--- start of Dataset content ---
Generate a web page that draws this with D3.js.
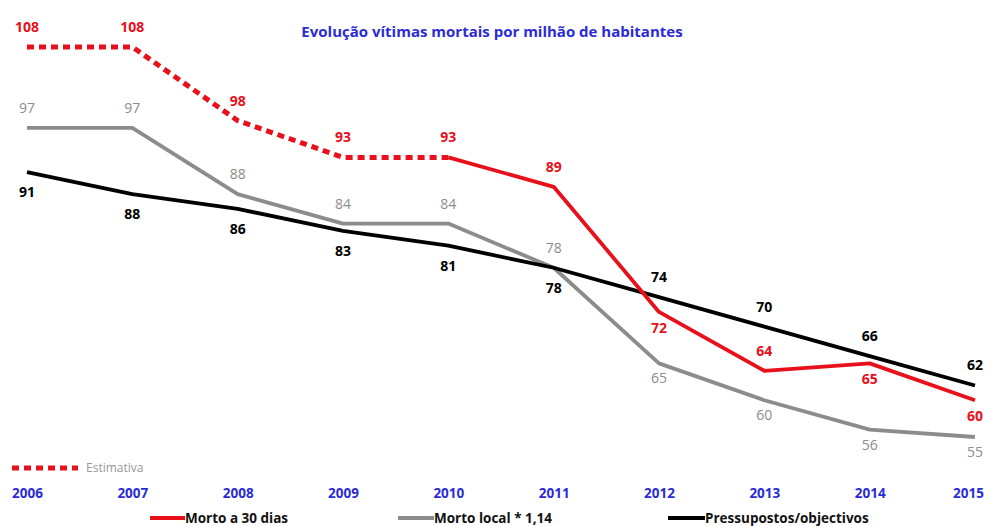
<!DOCTYPE html>
<html><head><meta charset="utf-8">
<script src="https://cdn.jsdelivr.net/npm/d3@7"></script>
<style>body{margin:0;background:#fff}svg{display:block;font-family:"Open Sans","Liberation Sans",sans-serif}</style>
</head><body><svg id="c" width="993" height="526"></svg>
<script>
const years = [2006,2007,2008,2009,2010,2011,2012,2013,2014,2015];
const estimativa = [108,108,98,93,93];        // 2006-2010 estimate
const morto30 = [null,null,null,null,93,89,72,64,65,60];
const mortoLocal = [97,97,88,84,84,78,65,60,56,55];
const pressupostos = [91,88,86,83,81,78,74,70,66,62];
const title = "Evolução vítimas mortais por milhão de habitantes";

// label placement (+1 below, -1 above)
const posEst = [-1,-1,-1,-1,-1];
const posM30 = [0,0,0,0,0,-1,1,-1,1,1];
const posLoc = [-1,-1,-1,-1,-1,-1,1,1,1,1];
const posPre = [1,1,1,1,1,1,-1,-1,-1,-1];

const svg = d3.select("#c");
const x = d3.scaleLinear().domain([2006,2015]).range([27,975]);
const y = d3.scaleLinear().domain([55,108]).range([437,47]);
const line = d3.line().defined(d=>d[1]!=null).x(d=>x(d[0])).y(d=>y(d[1]));

const RED="#e8101a", GREY="#8c8c8c", BLACK="#000";

svg.append("text").attr("x",492).attr("y",37).attr("text-anchor","middle")
  .attr("fill","#2b2bd6").attr("font-weight","bold").attr("font-size",15).text(title);

function drawLine(vals, color, w, dash){
  const p = svg.append("path").datum(years.map((yr,i)=>[yr, vals[i]===undefined?null:vals[i]]))
    .attr("d",line).attr("fill","none").attr("stroke",color).attr("stroke-width",w)
    .attr("stroke-linejoin","round");
  if(dash) p.attr("stroke-dasharray",dash);
}
drawLine(mortoLocal, GREY, 3.8);
drawLine(pressupostos, BLACK, 3.8);
drawLine(morto30, RED, 3.8);
drawLine(estimativa, RED, 5, "7,5");

function labels(vals, pos, color, weight, below){
  years.forEach((yr,i)=>{
    const v = vals[i];
    if(v==null || !pos[i]) return;
    const off = pos[i] > 0 ? below : 20;
    svg.append("text").attr("x",x(yr)).attr("y",y(v)+pos[i]*off+5)
      .attr("text-anchor","middle").attr("fill",color).attr("font-size",14)
      .attr("font-weight",weight).text(v);
  });
}
labels(estimativa, posEst, RED, "bold", 20);
labels(morto30, posM30, RED, "bold", 16);
labels(mortoLocal, posLoc, GREY, "normal", 15);
labels(pressupostos, posPre, BLACK, "bold", 20);

// x axis labels
const xa = svg.append("g").attr("transform","translate(0,485)")
  .call(d3.axisBottom(x).tickValues(years).tickFormat(d3.format("d")).tickSize(0));
xa.select(".domain").remove();
xa.selectAll("text").attr("fill","#2b2bd6").attr("font-weight","bold").attr("font-size",13.5)
  .attr("font-family","'Open Sans','Liberation Sans',sans-serif")
  .attr("x",d=>d===2015?-7:0);

// Estimativa legend
svg.append("line").attr("x1",12).attr("x2",78).attr("y1",468).attr("y2",468)
  .attr("stroke",RED).attr("stroke-width",5).attr("stroke-dasharray","7,5");
svg.append("text").attr("x",86).attr("y",472).attr("fill","#999").attr("font-size",12).text("Estimativa");

// bottom legend
const leg = [["Morto a 30 dias",RED,150,185],["Morto local * 1,14",GREY,398,434],["Pressupostos/objectivos",BLACK,668,705]];
leg.forEach(l=>{
  svg.append("line").attr("x1",l[2]).attr("x2",l[3]).attr("y1",518).attr("y2",518)
    .attr("stroke",l[1]).attr("stroke-width",3.8);
  svg.append("text").attr("x",l[3]).attr("y",523).attr("font-size",13.5).attr("font-weight","bold")
    .attr("fill","#111").text(l[0]);
});
</script></body></html>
--- end of Dataset content ---
_Problem to solve_: Go from the first line of the listing to the line holding "vítimas mortais por" and, please, transcribe those lines exactly, both included, with no pictures.

_Answer to this problem_:
Generate a web page that draws this with D3.js.
<!DOCTYPE html>
<html><head><meta charset="utf-8">
<script src="https://cdn.jsdelivr.net/npm/d3@7"></script>
<style>body{margin:0;background:#fff}svg{display:block;font-family:"Open Sans","Liberation Sans",sans-serif}</style>
</head><body><svg id="c" width="993" height="526"></svg>
<script>
const years = [2006,2007,2008,2009,2010,2011,2012,2013,2014,2015];
const estimativa = [108,108,98,93,93];        // 2006-2010 estimate
const morto30 = [null,null,null,null,93,89,72,64,65,60];
const mortoLocal = [97,97,88,84,84,78,65,60,56,55];
const pressupostos = [91,88,86,83,81,78,74,70,66,62];
const title = "Evolução vítimas mortais por milhão de habitantes";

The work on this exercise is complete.